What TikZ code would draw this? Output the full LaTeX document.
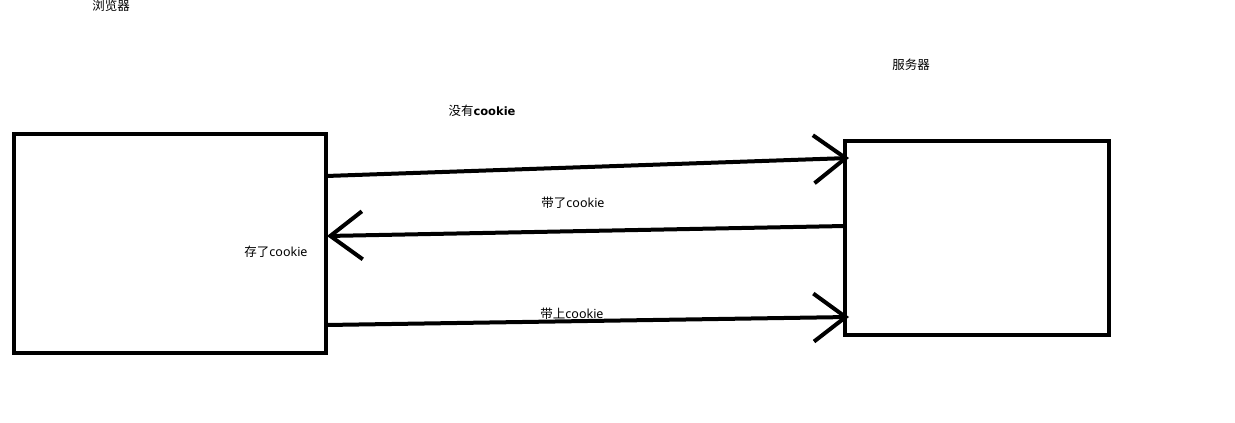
\documentclass[tikz,border=0pt]{standalone}
\usepackage{fontspec}
\setmainfont{Noto Sans}
\newfontfamily\cjk{Noto Sans CJK SC}
\newfontfamily\heavy{DejaVu Sans}
\usepackage{tikz}
\usetikzlibrary{arrows.meta}
\tikzset{
    end-box/.style = {draw=black, line width=4pt, rectangle, inner sep=0pt},
    msg-arrow/.style = {draw=black, line width=4pt, -{Straight Barb[length=32pt, width=48pt]}},
    msg-label/.style = {font=\fontsize{12.5}{15}\selectfont, inner sep=0pt},
}

\begin{document}
\begin{tikzpicture}[x=1pt, y=-1pt]
\useasboundingbox (0,0) rectangle (1235,423);
% the two ends
\node [end-box, minimum width=312pt, minimum height=219pt] (browser) at (170,243.5) {};
\node [end-box, minimum width=264pt, minimum height=194pt] (server) at (977,238) {};
\node [msg-label] (browser-title) at (111,6) {\cjk 浏览器};
\node [msg-label] (server-title) at (911,65) {\cjk 服务器};
% message ends
\coordinate (req-start) at (326,176);
\coordinate (req-end) at (849,158);
\coordinate (resp-start) at (845,226);
\coordinate (resp-end) at (327,236);
\coordinate (next-start) at (326,325);
\coordinate (next-end) at (849,317);
% messages
\draw [msg-arrow] (req-start) -- (req-end);
\draw [msg-arrow] (resp-start) -- (resp-end);
\draw [msg-arrow] (next-start) -- (next-end);
\node [msg-label] (req-label) at (482,111) {{\cjk 没有}{\heavy\bfseries\fontsize{11.5}{15}\selectfont cookie}};
\node [msg-label] (resp-label) at (573,203) {{\cjk 带了}cookie};
\node [msg-label] (store-label) at (276,252) {{\cjk 存了}cookie};
\node [msg-label] (next-label) at (572,314) {{\cjk 带上}cookie};
\end{tikzpicture}
\end{document}
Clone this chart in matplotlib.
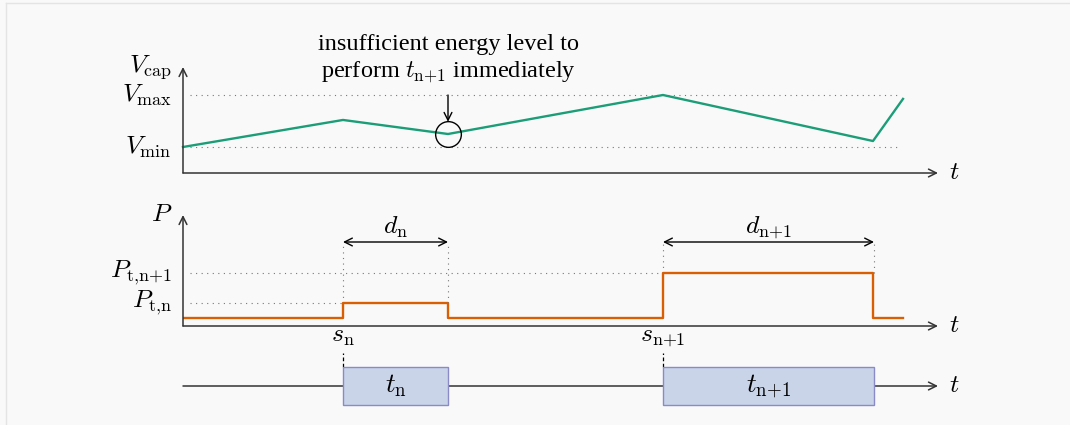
import matplotlib
matplotlib.use("Agg")
import matplotlib.pyplot as plt
from matplotlib.patches import Rectangle

plt.rcParams['mathtext.fontset'] = 'cm'
plt.rcParams['font.family'] = ['Liberation Serif', 'DejaVu Serif']

# ---------------------------------------------------------------- data
# time points (arbitrary units)
t_cap = [0, 16, 26.5, 48, 69, 72]
v_cap = [1.0, 2.04, 1.5, 3.0, 1.23, 2.85]
v_min = 1.0
v_max = 3.0
v_low = 1.5          # the point where energy is too low to start t_n+1

t_pow = [0, 16, 26.5, 48, 69, 72]
p_pow = [0.8, 2.3, 0.8, 5.3, 0.8, 0.8]
p_tn = 2.3
p_tn1 = 5.3
d_level = 8.4

task_start = [16, 48]
task_end = [26.5, 69.1]
task_names = [r'$t_\mathrm{n}$', r'$t_\mathrm{n{+}1}$']
start_names = [r'$s_\mathrm{n}$', r'$s_\mathrm{n{+}1}$']
dur_names = [r'$d_\mathrm{n}$', r'$d_\mathrm{n{+}1}$']

GREEN = '#1b9e77'
ORANGE = '#d95f02'
AX = '#333333'
DOT = '#777777'
FS = 18.5
TFS = 17.5

W, H = 1070, 425
fig = plt.figure(figsize=(W / 100, H / 100), dpi=100, facecolor='#f9f9f9')

# faint frame of the page
fig.add_artist(plt.Line2D([6 / W, 6 / W], [0, 1 - 3 / H], color='#e4e4e4', lw=1))
fig.add_artist(plt.Line2D([6 / W, 1], [1 - 3 / H, 1 - 3 / H], color='#e4e4e4', lw=1))


def make_ax(top_px, bot_px, ylo, yhi):
    ax = fig.add_axes([183 / W, 1 - bot_px / H, 755 / W, (bot_px - top_px) / H])
    ax.set_xlim(0, 75.5)
    ax.set_ylim(ylo, yhi)
    ax.axis('off')
    ax.patch.set_alpha(0)
    return ax


def axis_arrows(ax, ytop, ylabel):
    arr = dict(arrowstyle='->', color=AX, lw=1.1, shrinkA=0, shrinkB=0,
               mutation_scale=14)
    ax.annotate('', xy=(75.5, 0), xytext=(0, 0), arrowprops=arr)
    ax.text(76.6, 0, r'$t$', fontsize=FS, ha='left', va='center')
    if ytop is not None:
        ax.annotate('', xy=(0, ytop), xytext=(0, 0), arrowprops=arr)
        ax.text(-1.1, ytop, ylabel, fontsize=FS, ha='right', va='center')


dots = dict(color=DOT, lw=0.8, ls=(0, (1, 4)))

# ---------------------------------------------------------------- capacitor voltage
ax1 = make_ax(67, 173, 0, 106 / 26)
axis_arrows(ax1, 106 / 26, r'$V_\mathrm{cap}$')
for v, lab in [(v_max, r'$V_\mathrm{max}$'), (v_min, r'$V_\mathrm{min}$')]:
    ax1.plot([0.7, 71.5], [v, v], **dots)
    ax1.text(-1.1, v, lab, fontsize=FS, ha='right', va='center')
ax1.plot(t_cap, v_cap, color=GREEN, lw=1.7, clip_on=False)
ax1.plot([26.5], [v_low], marker='o', ms=18.5, mfc='none', mec='black', mew=1.0)
ax1.annotate('', xy=(26.5, v_low + 0.47), xytext=(26.5, v_max),
             arrowprops=dict(arrowstyle='->', color='black', lw=1.0,
                             shrinkA=0, shrinkB=0, mutation_scale=14))
ax1.text(26.5, 4.95, 'insufficient energy level to', fontsize=TFS,
         ha='center', va='center')
ax1.text(26.5, 3.88, r'perform $t_\mathrm{n{+}1}$ immediately', fontsize=TFS,
         ha='center', va='center')

# ---------------------------------------------------------------- power
ax2 = make_ax(215, 326, 0, 11.1)
axis_arrows(ax2, 11.1, r'$P$')
ax2.plot([0.7, task_start[0]], [p_tn, p_tn], **dots)
ax2.plot([0.7, task_start[1]], [p_tn1, p_tn1], **dots)
ax2.text(-1.1, p_tn, r'$P_\mathrm{t{,}n}$', fontsize=FS, ha='right', va='center')
ax2.text(-1.1, p_tn1, r'$P_\mathrm{t{,}n{+}1}$', fontsize=FS, ha='right', va='center')
ax2.plot(t_pow, p_pow, color=ORANGE, lw=1.7, drawstyle='steps-post')

for s, e, top, dlab, slab in zip(task_start, task_end, [p_tn, p_tn1],
                                 dur_names, start_names):
    ax2.plot([s, s], [top, d_level], **dots)
    ax2.plot([e, e], [top, d_level], **dots)
    ax2.annotate('', xy=(e, d_level), xytext=(s, d_level),
                 arrowprops=dict(arrowstyle='<->', color='black', lw=1.0,
                                 shrinkA=0, shrinkB=0, mutation_scale=14))
    ax2.text((s + e) / 2, 9.9, dlab, fontsize=FS, ha='center', va='center')
    ax2.text(s, -1.1, slab, fontsize=FS, ha='center', va='center')

# ---------------------------------------------------------------- schedule
ax3 = make_ax(350, 410, -2.4, 3.6)
axis_arrows(ax3, None, None)
for s, e, name in zip(task_start, task_end, task_names):
    ax3.add_patch(Rectangle((s, -1.9), e - s, 3.8, facecolor='#c9d4e8',
                            edgecolor='#8a8ac6', lw=1.0, zorder=3))
    ax3.text((s + e) / 2, 0, name, fontsize=FS + 1, ha='center', va='center',
             zorder=4)
    ax3.plot([s, s], [1.9, 3.3], color='black', lw=0.9, ls=(0, (3, 2)))

fig.savefig('out.png', dpi=100, facecolor=fig.get_facecolor())
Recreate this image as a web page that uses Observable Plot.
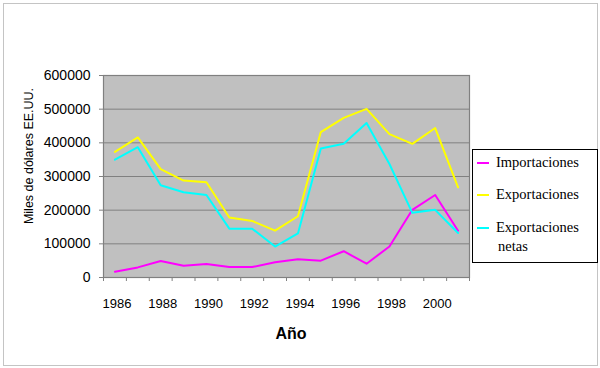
<!DOCTYPE html>
<html><head><meta charset="utf-8">
<script src="https://cdn.jsdelivr.net/npm/d3@7"></script>
<script src="https://cdn.jsdelivr.net/npm/@observablehq/plot@0.6"></script>
<style>
body{margin:0;background:#fff;}
#wrap{position:relative;width:600px;height:368px;overflow:hidden;background:#fff;}
#border{position:absolute;left:3px;top:3px;width:595px;height:363px;border:1px solid #c4c4c4;box-sizing:border-box;}
#chart{position:absolute;left:0;top:0;}
#legend{position:absolute;left:472px;top:149px;width:126px;height:114px;border:1.5px solid #000;box-sizing:border-box;background:#fff;font-family:"Liberation Serif","Times New Roman",serif;font-size:14.5px;color:#000;}
.sw{position:absolute;left:4px;width:12px;height:2px;}
.lt{position:absolute;left:23px;line-height:16px;white-space:nowrap;}
</style></head><body>
<div id="wrap"><div id="border"></div><div id="chart"></div><div id="legend"></div></div>
<script>
const years = [1986,1987,1988,1989,1990,1991,1992,1993,1994,1995,1996,1997,1998,1999,2000,2001];
const importaciones = [17000,30000,49000,35000,40000,31000,31000,45000,54000,50000,78000,41000,92000,201000,245000,139000];
const exportaciones = [373000,416000,322000,288000,283000,178000,168000,139000,182000,432000,474000,501000,426000,397000,444000,268000];
const netas = [350000,387000,274000,253000,245000,145000,145000,92000,131000,383000,397000,459000,337000,192000,201000,132000];
const seriesNames = ["Importaciones","Exportaciones","Exportaciones netas"];
const seriesColors = ["#ff00ff","#ffff00","#00ffff"];
const xTickLabels = [1986,1988,1990,1992,1994,1996,1998,2000];
const yTicks = [0,100000,200000,300000,400000,500000,600000];

const rows = [];
[importaciones, exportaciones, netas].forEach((vals,i)=>years.forEach((yr,j)=>rows.push({year:yr, value:vals[j], serie:seriesNames[i]})));
const boundaries = [...years.map(y=>y-0.5), years[years.length-1]+0.5];

const chart = Plot.plot({
  width:600, height:368, marginLeft:103, marginRight:131, marginTop:75, marginBottom:91,
  style:{fontFamily:"'Liberation Sans', Arial, sans-serif", background:"transparent", color:"#000", overflow:"visible"},
  x:{domain:[years[0]-0.5, years[years.length-1]+0.5]},
  y:{domain:[0,600000]},
  color:{domain:seriesNames, range:seriesColors},
  marks:[
    Plot.frame({fill:"#c0c0c0"}),
    Plot.gridY(yTicks, {stroke:"#808080", strokeOpacity:1}),
    Plot.frame({stroke:"#808080", strokeWidth:1.2}),
    Plot.axisY(yTicks, {tickSize:4, tickPadding:9, tickFormat:d=>String(d), fontSize:14, label:null, stroke:"#808080"}),
    Plot.axisX(boundaries, {tickSize:4, tickFormat:()=>"", label:null, stroke:"#808080"}),
    Plot.axisX(xTickLabels, {tickSize:0, tickPadding:21, tickFormat:d=>String(d), fontSize:13, label:null, dx:2}),
    Plot.lineY(rows, {x:"year", y:"value", z:"serie", stroke:"serie", strokeWidth:2})
  ]
});
document.getElementById("chart").appendChild(chart);
const svg = d3.select(chart);
svg.append("text").attr("x",291).attr("y",339).attr("text-anchor","middle")
  .attr("font-size",16).attr("font-weight","bold").attr("fill","#000").text("Año");
svg.append("text").attr("transform","translate(33,156) rotate(-90)").attr("text-anchor","middle")
  .attr("font-size",12.5).attr("fill","#000").text("Miles de dólares EE.UU.");

const legend = d3.select("#legend");
const items = [
  {name:"Importaciones", color:seriesColors[0], sy:12, lines:["Importaciones"]},
  {name:"Exportaciones", color:seriesColors[1], sy:44, lines:["Exportaciones"]},
  {name:"Exportaciones netas", color:seriesColors[2], sy:77, lines:["Exportaciones","netas"]}
];
items.forEach(it=>{
  legend.append("div").attr("class","sw").style("top",(it.sy)+"px").style("background",it.color);
  it.lines.forEach((t,k)=>{
    legend.append("div").attr("class","lt").style("top",(it.sy-8+k*19)+"px").style("left",(k? 25:23)+"px").text(t);
  });
});
</script>
</body></html>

- - -

What the task requires: Both the line with "Clone this chart in matplotlib." and the line with "dots = dict(color=DOT, lw=0.8, ls=(0, (1, 4)))" belong in the copy, along with every line between them; set them down exactly and skip the pictures.

Response for this exercise:
Clone this chart in matplotlib.
import matplotlib
matplotlib.use("Agg")
import matplotlib.pyplot as plt
from matplotlib.patches import Rectangle

plt.rcParams['mathtext.fontset'] = 'cm'
plt.rcParams['font.family'] = ['Liberation Serif', 'DejaVu Serif']

# ---------------------------------------------------------------- data
# time points (arbitrary units)
t_cap = [0, 16, 26.5, 48, 69, 72]
v_cap = [1.0, 2.04, 1.5, 3.0, 1.23, 2.85]
v_min = 1.0
v_max = 3.0
v_low = 1.5          # the point where energy is too low to start t_n+1

t_pow = [0, 16, 26.5, 48, 69, 72]
p_pow = [0.8, 2.3, 0.8, 5.3, 0.8, 0.8]
p_tn = 2.3
p_tn1 = 5.3
d_level = 8.4

task_start = [16, 48]
task_end = [26.5, 69.1]
task_names = [r'$t_\mathrm{n}$', r'$t_\mathrm{n{+}1}$']
start_names = [r'$s_\mathrm{n}$', r'$s_\mathrm{n{+}1}$']
dur_names = [r'$d_\mathrm{n}$', r'$d_\mathrm{n{+}1}$']

GREEN = '#1b9e77'
ORANGE = '#d95f02'
AX = '#333333'
DOT = '#777777'
FS = 18.5
TFS = 17.5

W, H = 1070, 425
fig = plt.figure(figsize=(W / 100, H / 100), dpi=100, facecolor='#f9f9f9')

# faint frame of the page
fig.add_artist(plt.Line2D([6 / W, 6 / W], [0, 1 - 3 / H], color='#e4e4e4', lw=1))
fig.add_artist(plt.Line2D([6 / W, 1], [1 - 3 / H, 1 - 3 / H], color='#e4e4e4', lw=1))


def make_ax(top_px, bot_px, ylo, yhi):
    ax = fig.add_axes([183 / W, 1 - bot_px / H, 755 / W, (bot_px - top_px) / H])
    ax.set_xlim(0, 75.5)
    ax.set_ylim(ylo, yhi)
    ax.axis('off')
    ax.patch.set_alpha(0)
    return ax


def axis_arrows(ax, ytop, ylabel):
    arr = dict(arrowstyle='->', color=AX, lw=1.1, shrinkA=0, shrinkB=0,
               mutation_scale=14)
    ax.annotate('', xy=(75.5, 0), xytext=(0, 0), arrowprops=arr)
    ax.text(76.6, 0, r'$t$', fontsize=FS, ha='left', va='center')
    if ytop is not None:
        ax.annotate('', xy=(0, ytop), xytext=(0, 0), arrowprops=arr)
        ax.text(-1.1, ytop, ylabel, fontsize=FS, ha='right', va='center')


dots = dict(color=DOT, lw=0.8, ls=(0, (1, 4)))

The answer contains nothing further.